Risking safety and rights: online sex work, crimes and ‘blended safety repertories’
journal contributionposted on 2018-06-05, 13:40 authored by Rosie Campbell, Teela Sanders, Jane Scoular, Jane Pitcher, Stewart Cunningham
It has been well established that those working in the sex industry are at various risks of violence and crime depending on where they sell sex and the environments in which they work. What sociological research has failed to address is how crime and safety have been affected by the dynamic changing nature of sex work given the dominance of the internet and digital technologies, including the development of new markets such as webcamming. This paper reports the most comprehensive findings on the internet based sex market in the UK demonstrating types of crimes experienced by internet based sex workers and the strategies of risk management that sex workers adopt, building on our article in XYZ in 2007. We present the concept of ‘blended safety repertoires’ to explain how sex workers, particularly independent escorts, are using a range of traditional techniques alongside digitally enabled strategies to keep themselves safe.

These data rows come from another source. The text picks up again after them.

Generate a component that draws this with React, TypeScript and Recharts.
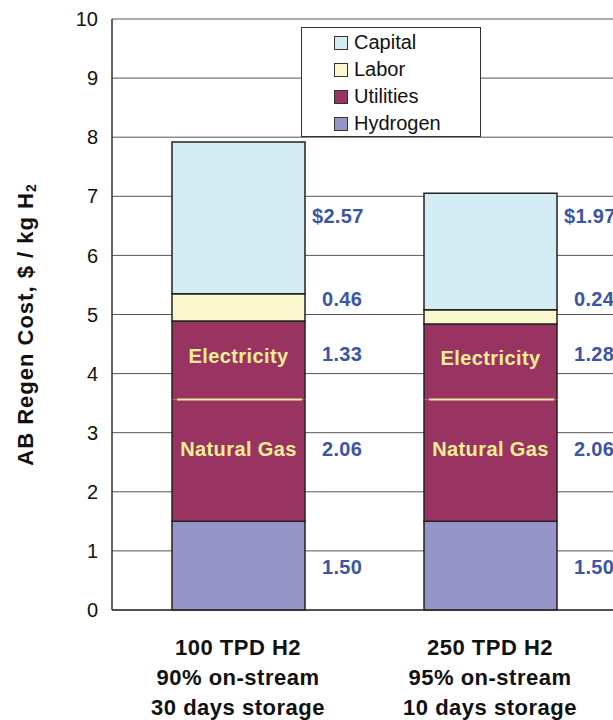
import React from "react";
import { BarChart, Bar, XAxis, YAxis, CartesianGrid, Legend } from "recharts";

// categories, one entry per line of the tick label
const categoryLines = [
  ["100 TPD H2", "90% on-stream", "30 days storage"],
  ["250 TPD H2", "95% on-stream", "10 days storage"],
];

// stacked cost parts, $ / kg H2 (bottom to top)
const hydrogen = [1.5, 1.5];
const naturalGas = [2.06, 2.06];
const electricity = [1.33, 1.28];
const labor = [0.46, 0.24];
const capital = [2.57, 1.97];

const yTicks = [0, 1, 2, 3, 4, 5, 6, 7, 8, 9, 10];

const legendItems = [
  { name: "Capital", color: "#d4ecf3" },
  { name: "Labor", color: "#fbf8cf" },
  { name: "Utilities", color: "#993462" },
  { name: "Hydrogen", color: "#9595c7" },
];

const data = categoryLines.map((lines, i) => ({
  name: lines[0],
  hydrogen: hydrogen[i],
  naturalGas: naturalGas[i],
  electricity: electricity[i],
  labor: labor[i],
  capital: capital[i],
}));

const order = ["hydrogen", "naturalGas", "electricity", "labor", "capital"];

const FONT = "'Liberation Sans', Arial, sans-serif";
const EDGE = "#222";
const VALUE_BLUE = "#3b55a6";
const INNER_YELLOW = "#f6ef94";

// where each value label sits (in axis units), a style choice of the original
const segStyle: Record<string, any> = {
  hydrogen: { fill: "#9595c7", labelRow: 0.72 },
  naturalGas: { fill: "#993462", labelRow: 2.72, open: "top", inner: "Natural Gas", innerDy: -11 },
  electricity: { fill: "#993462", labelRow: 4.33, open: "bottom", inner: "Electricity", innerDy: -4, divider: true },
  labor: { fill: "#fbf8cf", labelRow: 5.26 },
  capital: { fill: "#d4ecf3", labelRow: 6.67, prefix: "$" },
};

function Segment(props: any) {
  const { x, y, width, height, payload, segKey } = props;
  const st = segStyle[segKey];
  const val = payload[segKey];
  let lower = 0;
  for (const k of order) {
    if (k === segKey) break;
    lower += payload[k];
  }
  const ppu = height / val;
  const bottom = y + height;
  const labelY = bottom - (st.labelRow - lower) * ppu;
  const right = x + width;

  let edges = "";
  if (st.open === "top") {
    edges = `M${x},${y} L${x},${bottom} L${right},${bottom} L${right},${y}`;
  } else if (st.open === "bottom") {
    edges = `M${x},${bottom} L${x},${y} L${right},${y} L${right},${bottom}`;
  } else {
    edges = `M${x},${y} L${right},${y} L${right},${bottom} L${x},${bottom} Z`;
  }

  return (
    <g>
      <rect x={x} y={y} width={width} height={height} fill={st.fill} />
      <path d={edges} fill="none" stroke={EDGE} strokeWidth={1.5} />
      {st.divider && (
        <line x1={x + 5} x2={right - 3} y1={bottom} y2={bottom} stroke={INNER_YELLOW} strokeWidth={2} />
      )}
      {st.inner && (
        <text
          x={x + width / 2}
          y={y + height / 2 + st.innerDy}
          textAnchor="middle"
          dominantBaseline="central"
          fill={INNER_YELLOW}
          fontFamily={FONT}
          fontWeight="bold"
          fontSize={20}
          letterSpacing={0.4}
        >
          {st.inner}
        </text>
      )}
      <text
        x={right + (st.prefix ? 7 : 17)}
        y={labelY}
        dominantBaseline="central"
        fill={VALUE_BLUE}
        fontFamily={FONT}
        fontWeight="bold"
        fontSize={20}
        letterSpacing={0.3}
      >
        {(st.prefix || "") + val.toFixed(2)}
      </text>
    </g>
  );
}

function CategoryTick(props: any) {
  const { x, y, payload } = props;
  const lines = categoryLines[payload.index] || [payload.value];
  return (
    <text x={x} y={y} textAnchor="middle" fill="#111" fontFamily={FONT} fontWeight="bold" fontSize={22} letterSpacing={0.5}>
      {lines.map((l, i) => (
        <tspan key={i} x={x} dy={i === 0 ? 45 : 30}>
          {l}
        </tspan>
      ))}
    </text>
  );
}

function YTitle(props: any) {
  const vb = props.viewBox || { x: 0, y: 19, height: 591 };
  const cx = vb.x + 25;
  const cy = vb.y + vb.height / 2 + 10;
  return (
    <text
      x={cx}
      y={cy}
      transform={`rotate(-90, ${cx}, ${cy})`}
      textAnchor="middle"
      dominantBaseline="central"
      fill="#111"
      fontFamily={FONT}
      fontWeight="bold"
      fontSize={22}
      letterSpacing={1}
    >
      AB Regen Cost, $ / kg H
      <tspan fontSize={14} dy={6}>2</tspan>
    </text>
  );
}

function LegendBox() {
  return (
    <div
      style={{
        width: 180,
        height: 110,
        boxSizing: "border-box",
        border: "1.5px solid #333",
        background: "#fff",
        paddingTop: 1,
        fontFamily: FONT,
        fontSize: 20,
        color: "#111",
      }}
    >
      {legendItems.map((it) => (
        <div key={it.name} style={{ height: 27, display: "flex", alignItems: "center", paddingLeft: 32 }}>
          <span
            style={{
              width: 14,
              height: 14,
              boxSizing: "border-box",
              border: "1.5px solid #333",
              background: it.color,
              marginRight: 6,
              display: "inline-block",
            }}
          />
          <span>{it.name}</span>
        </div>
      ))}
    </div>
  );
}

export default function App() {
  return (
    <div style={{ position: "absolute", left: 0, top: 0, width: 613, height: 720, overflow: "hidden", background: "#fff" }}>
      <BarChart
        width={616}
        height={720}
        data={data}
        margin={{ top: 19, right: 0, left: 0, bottom: 0 }}
        barSize={133}
      >
        <CartesianGrid horizontal vertical={false} stroke="#555" strokeWidth={1} />
        <XAxis
          dataKey="name"
          height={110}
          axisLine={{ stroke: "#333", strokeWidth: 1.5 }}
          tickLine={false}
          tickSize={0}
          tickMargin={0}
          tick={<CategoryTick />}
          interval={0}
        />
        <YAxis
          width={112}
          domain={[0, 10]}
          ticks={yTicks}
          interval={0}
          axisLine={{ stroke: "#333", strokeWidth: 1.5 }}
          tickLine={false}
          tickSize={0}
          tickMargin={14}
          tick={{ fill: "#111", fontSize: 20, fontFamily: FONT }}
          label={<YTitle />}
        />
        <Legend
          layout="horizontal"
          verticalAlign="middle"
          align="center"
          content={<LegendBox />}
          wrapperStyle={{ left: 301, top: 27, width: 180, height: 110 }}
        />
        {order.map((k) => (
          <Bar
            key={k}
            dataKey={k}
            stackId="cost"
            isAnimationActive={false}
            legendType="none"
            shape={(p: any) => <Segment {...p} segKey={k} />}
          />
        ))}
      </BarChart>
    </div>
  );
}
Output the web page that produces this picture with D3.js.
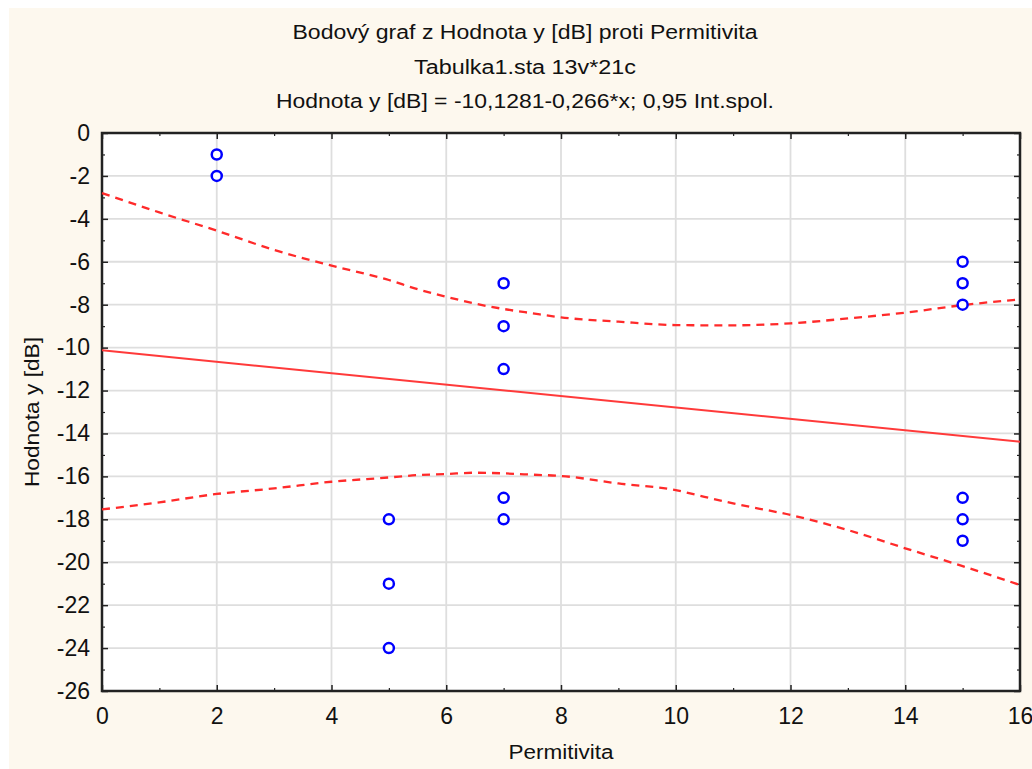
<!DOCTYPE html>
<html>
<head>
<meta charset="utf-8">
<script src="https://cdn.jsdelivr.net/npm/d3@7"></script>
<style>
  body { margin: 0; background: #fff; }
  svg { display: block; font-family: "Liberation Sans", Arial, sans-serif; }
</style>
</head>
<body>
<div id="chart"></div>
<script>
// scatter points
const permX = [2, 2, 5, 5, 5, 7, 7, 7, 7, 7, 15, 15, 15, 15, 15, 15]
const hodnotaY = [-1, -2, -18, -21, -24, -7, -9, -11, -17, -18, -6, -7, -8, -17, -18, -19]

// fitted line: y = -10.1281 - 0.266*x (end points)
const fitX = [0, 16]
const fitY = [-10.1281, -14.3841]

// 0.95 band
const bandX = [0, 1, 2, 3, 4, 5, 5.5, 6, 6.5, 7, 7.5, 8, 9, 10, 10.5, 11, 12, 13, 14, 15, 16]
const upperY = [-2.8, -3.7, -4.55, -5.45, -6.18, -6.85, -7.28, -7.63, -7.95, -8.2, -8.4, -8.59, -8.79, -8.95, -8.96, -8.96, -8.87, -8.64, -8.37, -8.02, -7.75]
const lowerY = [-17.54, -17.21, -16.82, -16.56, -16.25, -16.05, -15.94, -15.89, -15.83, -15.86, -15.92, -15.98, -16.33, -16.64, -16.95, -17.26, -17.8, -18.5, -19.35, -20.18, -21.06]

const xTicks = d3.range(0, 17, 2)
const yTicks = d3.range(-26, 1, 2)

const titles = [
  'Bodový graf z Hodnota y [dB] proti Permitivita',
  'Tabulka1.sta 13v*21c',
  'Hodnota y [dB] = -10,1281-0,266*x; 0,95 Int.spol.'
]
const titleWidths = [465, 222, 498]

const W = 1032, H = 769
const m = { left: 102, right: 1020, top: 133, bottom: 691 }

const svg = d3.select('#chart').append('svg')
    .attr('width', W)
    .attr('height', H)

svg.append('rect')
    .attr('x', 9).attr('y', 8)
    .attr('width', W - 9).attr('height', H - 8)
    .attr('fill', '#fdf8ee')

const x = d3.scaleLinear().domain([0, 16]).range([m.left, m.right])
const y = d3.scaleLinear().domain([-26, 0]).range([m.bottom, m.top])

svg.append('rect')
    .attr('x', m.left).attr('y', m.top)
    .attr('width', m.right - m.left).attr('height', m.bottom - m.top)
    .attr('fill', '#fff')

// grid
const grid = svg.append('g').attr('stroke', '#dedede').attr('stroke-width', 1.8)
grid.selectAll('.gx').data(xTicks.slice(1, -1)).enter().append('line')
    .attr('x1', x).attr('x2', x).attr('y1', m.top).attr('y2', m.bottom)
grid.selectAll('.gy').data(yTicks.slice(1, -1)).enter().append('line')
    .attr('y1', y).attr('y2', y).attr('x1', m.left).attr('x2', m.right)

// axes with inward ticks on all four sides
const minorX = d3.range(1, 16, 2)
const minorY = d3.range(-25, 0, 2)

const addAxis = (axis, tf, major, minor, pad) => {
  const g = svg.append('g').attr('transform', tf)
  g.call(axis.tickValues(major).tickFormat(d => String(d))
      .tickSizeInner(-6).tickSizeOuter(0).tickPadding(pad || 0))
  g.select('.domain').remove()
  g.selectAll('.tick line').attr('stroke', '#222').attr('stroke-width', 1.5)
  if (pad) {
    g.selectAll('.tick text').attr('font-size', 23).attr('fill', '#111')
        .attr('font-family', '"Liberation Sans", Arial, sans-serif')
  } else {
    g.selectAll('.tick text').remove()
  }
  const g2 = svg.append('g').attr('transform', tf)
  g2.call(axis.tickValues(minor).tickSizeInner(-3).tickSizeOuter(0))
  g2.select('.domain').remove()
  g2.selectAll('.tick text').remove()
  g2.selectAll('.tick line').attr('stroke', '#222').attr('stroke-width', 1.2)
}

addAxis(d3.axisBottom(x), `translate(0,${m.bottom})`, xTicks, minorX, 17)
addAxis(d3.axisTop(x), `translate(0,${m.top})`, xTicks, minorX, 0)
addAxis(d3.axisLeft(y), `translate(${m.left},0)`, yTicks, minorY, 12)
addAxis(d3.axisRight(y), `translate(${m.right},0)`, yTicks, minorY, 0)

// frame
svg.append('rect')
    .attr('x', m.left).attr('y', m.top)
    .attr('width', m.right - m.left).attr('height', m.bottom - m.top)
    .attr('fill', 'none').attr('stroke', '#222').attr('stroke-width', 2.5)

const plot = svg.append('g')

const line = d3.line().x(d => x(d[0])).y(d => y(d[1])).curve(d3.curveMonotoneX)

plot.append('path')
    .datum(d3.zip(bandX, upperY))
    .attr('d', line)
    .attr('fill', 'none').attr('stroke', '#ff2a2a').attr('stroke-width', 2.3)
    .attr('stroke-dasharray', '8,6')

plot.append('path')
    .datum(d3.zip(bandX, lowerY))
    .attr('d', line)
    .attr('fill', 'none').attr('stroke', '#ff2a2a').attr('stroke-width', 2.3)
    .attr('stroke-dasharray', '8,6')

plot.append('path')
    .datum(d3.zip(fitX, fitY))
    .attr('d', line)
    .attr('fill', 'none').attr('stroke', '#ff3a3a').attr('stroke-width', 2)

plot.selectAll('circle').data(d3.zip(permX, hodnotaY)).enter().append('circle')
    .attr('cx', d => x(d[0]))
    .attr('cy', d => y(d[1]))
    .attr('r', 5)
    .attr('fill', '#fff')
    .attr('stroke', '#0000ff')
    .attr('stroke-width', 2.5)

// titles
svg.selectAll('.title').data(titles).enter().append('text')
    .attr('x', 525)
    .attr('y', (d, i) => 39 + i * 34.5)
    .attr('text-anchor', 'middle')
    .attr('font-size', 20)
    .attr('textLength', (d, i) => titleWidths[i])
    .attr('lengthAdjust', 'spacingAndGlyphs')
    .attr('fill', '#111')
    .text(d => d)

svg.append('text')
    .attr('x', 561)
    .attr('y', 759)
    .attr('text-anchor', 'middle')
    .attr('font-size', 20)
    .attr('textLength', 105)
    .attr('lengthAdjust', 'spacingAndGlyphs')
    .attr('fill', '#111')
    .text('Permitivita')

svg.append('text')
    .attr('transform', `translate(39,${(m.top + m.bottom) / 2}) rotate(-90)`)
    .attr('text-anchor', 'middle')
    .attr('font-size', 20)
    .attr('textLength', 150)
    .attr('lengthAdjust', 'spacingAndGlyphs')
    .attr('fill', '#111')
    .text('Hodnota y [dB]')
</script>
</body>
</html>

We contribute a deeper understanding of why sex workers who work indoors rarely report crimes to the police, reflecting the dilemmas experienced. Our findings highlight how legal and policy changes which seek to ban online adult services advertising and sex work related content within online spaces would have direct impact on the safety strategies online sex workers employ and would further undermine their safety. These findings occur in a context where aspects of sex work are quasi-criminalised through the brothel keeping legislation. We conclude that the legal and policy failure to recognise sex work as a form of employment, contributes to the stigmatisation of sex work and prevents individuals working together. Current UK policy disallows a framework for employment laws and health and safety standards to regulate sex work, leaving sex workers in the shadow economy, their safety at risk in a quasi-legal system.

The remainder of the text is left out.